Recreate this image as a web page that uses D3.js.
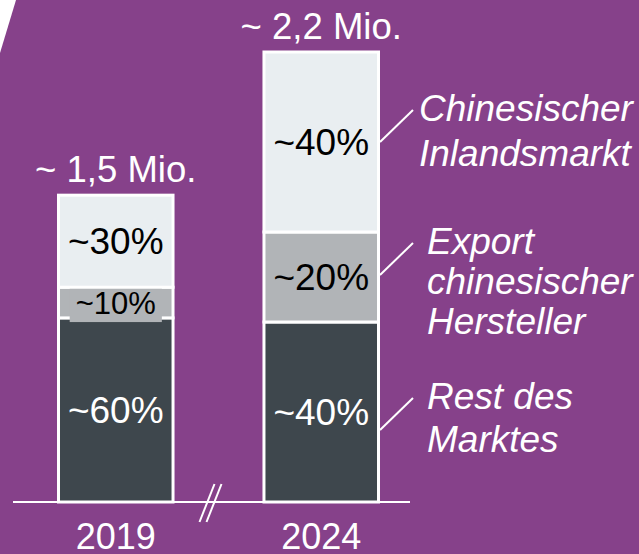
<!DOCTYPE html>
<html>
<head>
<meta charset="utf-8">
<script src="https://cdn.jsdelivr.net/npm/d3@7"></script>
<style>
  html, body { margin: 0; padding: 0; background: #86418a; }
  svg { display: block; }
</style>
</head>
<body>
<script>
// ---- data ----
const years = ["2019", "2024"];
const totals = [1.5, 2.2];                 // Mio. units
const totalLabels = ["~ 1,5 Mio.", "~ 2,2 Mio."];
const seriesKeys = ["rest", "export", "inland"];
const restShare = [0.6, 0.4];
const exportShare = [0.1, 0.2];
const inlandShare = [0.3, 0.4];
const legendLines = {
  inland: ["Chinesischer", "Inlandsmarkt"],
  export: ["Export", "chinesischer", "Hersteller"],
  rest: ["Rest des", "Marktes"]
};

// ---- styles / layout ----
const W = 639, H = 554;
const FONT = "'Liberation Sans', Arial, Helvetica, sans-serif";
const colors = { rest: "#3e474d", export: "#b1b4b7", inland: "#e9eef1" };
const textColors = { rest: "#ffffff", export: "#000000", inland: "#000000" };
const legendLayout = {
  inland: { dy: 0, x: 419, lh: 45 },
  export: { dy: -2, x: 427, lh: 40 },
  rest: { dy: 18, x: 427, lh: 43 }
};

const table = years.map((yr, i) => ({
  year: yr,
  total: totals[i],
  rest: totals[i] * restShare[i],
  export: totals[i] * exportShare[i],
  inland: totals[i] * inlandShare[i],
  shares: { rest: restShare[i], export: exportShare[i], inland: inlandShare[i] }
}));

const svg = d3.select("body").append("svg").attr("width", W).attr("height", H);
svg.append("rect").attr("width", W).attr("height", H).attr("fill", "#86418a");
svg.append("polygon").attr("points", "0,0 16,0 0,53").attr("fill", "#ffffff");

const x = d3.scaleBand().domain(years).range([57, 380]).paddingInner(0.428).paddingOuter(0);
const y = d3.scaleLinear().domain([0, 2.2]).range([502, 52]);
const bw = x.bandwidth();
const SW = 3;

const stacked = d3.stack().keys(seriesKeys)(table);

// bars
const layers = svg.append("g").selectAll("g").data(stacked).join("g");
layers.selectAll("rect").data(d => d.map(s => ({ key: d.key, s }))).join("rect")
  .attr("x", d => x(d.s.data.year) + SW / 2)
  .attr("width", bw - SW)
  .attr("y", d => y(d.s[1]))
  .attr("height", d => y(d.s[0]) - y(d.s[1]))
  .attr("fill", d => colors[d.key])
  .attr("stroke", "#ffffff")
  .attr("stroke-width", SW);

// baseline
svg.append("line")
  .attr("x1", 13).attr("x2", 410)
  .attr("y1", y(0)).attr("y2", y(0))
  .attr("stroke", "#ffffff").attr("stroke-width", 2);

// break marks
const breakX = (x(years[0]) + bw + x(years[1])) / 2 - 8;
[-3.5, 3.5].forEach(off => {
  svg.append("line")
    .attr("x1", breakX + off - 7.5).attr("y1", y(0) + 20)
    .attr("x2", breakX + off + 7.5).attr("y2", y(0) - 18)
    .attr("stroke", "#ffffff").attr("stroke-width", 2);
});

// segment labels
layers.each(function(layer) {
  const g = d3.select(this);
  layer.forEach(s => {
    const share = s.data.shares[layer.key];
    const cx = x(s.data.year) + bw / 2;
    const cy = (y(s[0]) + y(s[1])) / 2;
    const small = share < 0.15;
    const fs = small ? 31 : 37;
    const label = "~" + Math.round(share * 100) + "%";
    const lg = g.append("g");
    const bg = lg.append("rect");
    const t = lg.append("text")
      .attr("x", cx)
      .attr("y", cy + fs * 0.355)
      .attr("text-anchor", "middle")
      .attr("font-family", FONT)
      .attr("font-size", fs)
      .attr("fill", textColors[layer.key])
      .text(label);
    if (small) {
      const tw = t.node().getComputedTextLength();
      bg.attr("x", cx - tw / 2 - 6).attr("width", tw + 12)
        .attr("y", cy - 19.5).attr("height", 39)
        .attr("fill", colors[layer.key]);
    } else {
      bg.remove();
    }
  });
});

// total labels
svg.append("g").selectAll("text").data(table).join("text")
  .attr("x", d => x(d.year) + bw / 2)
  .attr("y", d => y(d.total) - 13)
  .attr("text-anchor", "middle")
  .attr("font-family", FONT)
  .attr("font-size", 36.5)
  .attr("fill", "#ffffff")
  .text((d, i) => totalLabels[i]);

// year labels
svg.append("g").selectAll("text").data(years).join("text")
  .attr("x", d => x(d) + bw / 2)
  .attr("y", 549)
  .attr("text-anchor", "middle")
  .attr("font-family", FONT)
  .attr("font-size", 36)
  .attr("fill", "#ffffff")
  .text(d => d);

// legend annotations for last bar
const last = stacked.map(l => ({ key: l.key, s: l[l.length - 1] }));
last.forEach(d => {
  const lay = legendLayout[d.key];
  const x0 = x(d.s.data.year) + bw;
  const y0 = (y(d.s[0]) + y(d.s[1])) / 2 + lay.dy;
  const x1 = x0 + 33, y1 = y0 - 32;
  svg.append("line")
    .attr("x1", x0).attr("y1", y0).attr("x2", x1).attr("y2", y1)
    .attr("stroke", "#ffffff").attr("stroke-width", 2);
  const t = svg.append("text")
    .attr("font-family", FONT)
    .attr("font-size", 37)
    .attr("font-style", "italic")
    .attr("fill", "#ffffff");
  legendLines[d.key].forEach((ln, i) => {
    t.append("tspan").attr("x", lay.x).attr("y", y1 + 11 + i * lay.lh).text(ln);
  });
});
</script>
</body>
</html>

*TASK INSTRUCTIONS*
Copy each line above precisely, dropping the pictures.

*OUTPUT OF THE EXERCISE*
Recreate this image as a web page that uses D3.js.
<!DOCTYPE html>
<html>
<head>
<meta charset="utf-8">
<script src="https://cdn.jsdelivr.net/npm/d3@7"></script>
<style>
  html, body { margin: 0; padding: 0; background: #86418a; }
  svg { display: block; }
</style>
</head>
<body>
<script>
// ---- data ----
const years = ["2019", "2024"];
const totals = [1.5, 2.2];                 // Mio. units
const totalLabels = ["~ 1,5 Mio.", "~ 2,2 Mio."];
const seriesKeys = ["rest", "export", "inland"];
const restShare = [0.6, 0.4];
const exportShare = [0.1, 0.2];
const inlandShare = [0.3, 0.4];
const legendLines = {
  inland: ["Chinesischer", "Inlandsmarkt"],
  export: ["Export", "chinesischer", "Hersteller"],
  rest: ["Rest des", "Marktes"]
};

// ---- styles / layout ----
const W = 639, H = 554;
const FONT = "'Liberation Sans', Arial, Helvetica, sans-serif";
const colors = { rest: "#3e474d", export: "#b1b4b7", inland: "#e9eef1" };
const textColors = { rest: "#ffffff", export: "#000000", inland: "#000000" };
const legendLayout = {
  inland: { dy: 0, x: 419, lh: 45 },
  export: { dy: -2, x: 427, lh: 40 },
  rest: { dy: 18, x: 427, lh: 43 }
};

const table = years.map((yr, i) => ({
  year: yr,
  total: totals[i],
  rest: totals[i] * restShare[i],
  export: totals[i] * exportShare[i],
  inland: totals[i] * inlandShare[i],
  shares: { rest: restShare[i], export: exportShare[i], inland: inlandShare[i] }
}));

const svg = d3.select("body").append("svg").attr("width", W).attr("height", H);
svg.append("rect").attr("width", W).attr("height", H).attr("fill", "#86418a");
svg.append("polygon").attr("points", "0,0 16,0 0,53").attr("fill", "#ffffff");

const x = d3.scaleBand().domain(years).range([57, 380]).paddingInner(0.428).paddingOuter(0);
const y = d3.scaleLinear().domain([0, 2.2]).range([502, 52]);
const bw = x.bandwidth();
const SW = 3;

const stacked = d3.stack().keys(seriesKeys)(table);

// bars
const layers = svg.append("g").selectAll("g").data(stacked).join("g");
layers.selectAll("rect").data(d => d.map(s => ({ key: d.key, s }))).join("rect")
  .attr("x", d => x(d.s.data.year) + SW / 2)
  .attr("width", bw - SW)
  .attr("y", d => y(d.s[1]))
  .attr("height", d => y(d.s[0]) - y(d.s[1]))
  .attr("fill", d => colors[d.key])
  .attr("stroke", "#ffffff")
  .attr("stroke-width", SW);

// baseline
svg.append("line")
  .attr("x1", 13).attr("x2", 410)
  .attr("y1", y(0)).attr("y2", y(0))
  .attr("stroke", "#ffffff").attr("stroke-width", 2);

// break marks
const breakX = (x(years[0]) + bw + x(years[1])) / 2 - 8;
[-3.5, 3.5].forEach(off => {
  svg.append("line")
    .attr("x1", breakX + off - 7.5).attr("y1", y(0) + 20)
    .attr("x2", breakX + off + 7.5).attr("y2", y(0) - 18)
    .attr("stroke", "#ffffff").attr("stroke-width", 2);
});

// segment labels
layers.each(function(layer) {
  const g = d3.select(this);
  layer.forEach(s => {
    const share = s.data.shares[layer.key];
    const cx = x(s.data.year) + bw / 2;
    const cy = (y(s[0]) + y(s[1])) / 2;
    const small = share < 0.15;
    const fs = small ? 31 : 37;
    const label = "~" + Math.round(share * 100) + "%";
    const lg = g.append("g");
    const bg = lg.append("rect");
    const t = lg.append("text")
      .attr("x", cx)
      .attr("y", cy + fs * 0.355)
      .attr("text-anchor", "middle")
      .attr("font-family", FONT)
      .attr("font-size", fs)
      .attr("fill", textColors[layer.key])
      .text(label);
    if (small) {
      const tw = t.node().getComputedTextLength();
      bg.attr("x", cx - tw / 2 - 6).attr("width", tw + 12)
        .attr("y", cy - 19.5).attr("height", 39)
        .attr("fill", colors[layer.key]);
    } else {
      bg.remove();
    }
  });
});

// total labels
svg.append("g").selectAll("text").data(table).join("text")
  .attr("x", d => x(d.year) + bw / 2)
  .attr("y", d => y(d.total) - 13)
  .attr("text-anchor", "middle")
  .attr("font-family", FONT)
  .attr("font-size", 36.5)
  .attr("fill", "#ffffff")
  .text((d, i) => totalLabels[i]);

// year labels
svg.append("g").selectAll("text").data(years).join("text")
  .attr("x", d => x(d) + bw / 2)
  .attr("y", 549)
  .attr("text-anchor", "middle")
  .attr("font-family", FONT)
  .attr("font-size", 36)
  .attr("fill", "#ffffff")
  .text(d => d);

// legend annotations for last bar
const last = stacked.map(l => ({ key: l.key, s: l[l.length - 1] }));
last.forEach(d => {
  const lay = legendLayout[d.key];
  const x0 = x(d.s.data.year) + bw;
  const y0 = (y(d.s[0]) + y(d.s[1])) / 2 + lay.dy;
  const x1 = x0 + 33, y1 = y0 - 32;
  svg.append("line")
    .attr("x1", x0).attr("y1", y0).attr("x2", x1).attr("y2", y1)
    .attr("stroke", "#ffffff").attr("stroke-width", 2);
  const t = svg.append("text")
    .attr("font-family", FONT)
    .attr("font-size", 37)
    .attr("font-style", "italic")
    .attr("fill", "#ffffff");
  legendLines[d.key].forEach((ln, i) => {
    t.append("tspan").attr("x", lay.x).attr("y", y1 + 11 + i * lay.lh).text(ln);
  });
});
</script>
</body>
</html>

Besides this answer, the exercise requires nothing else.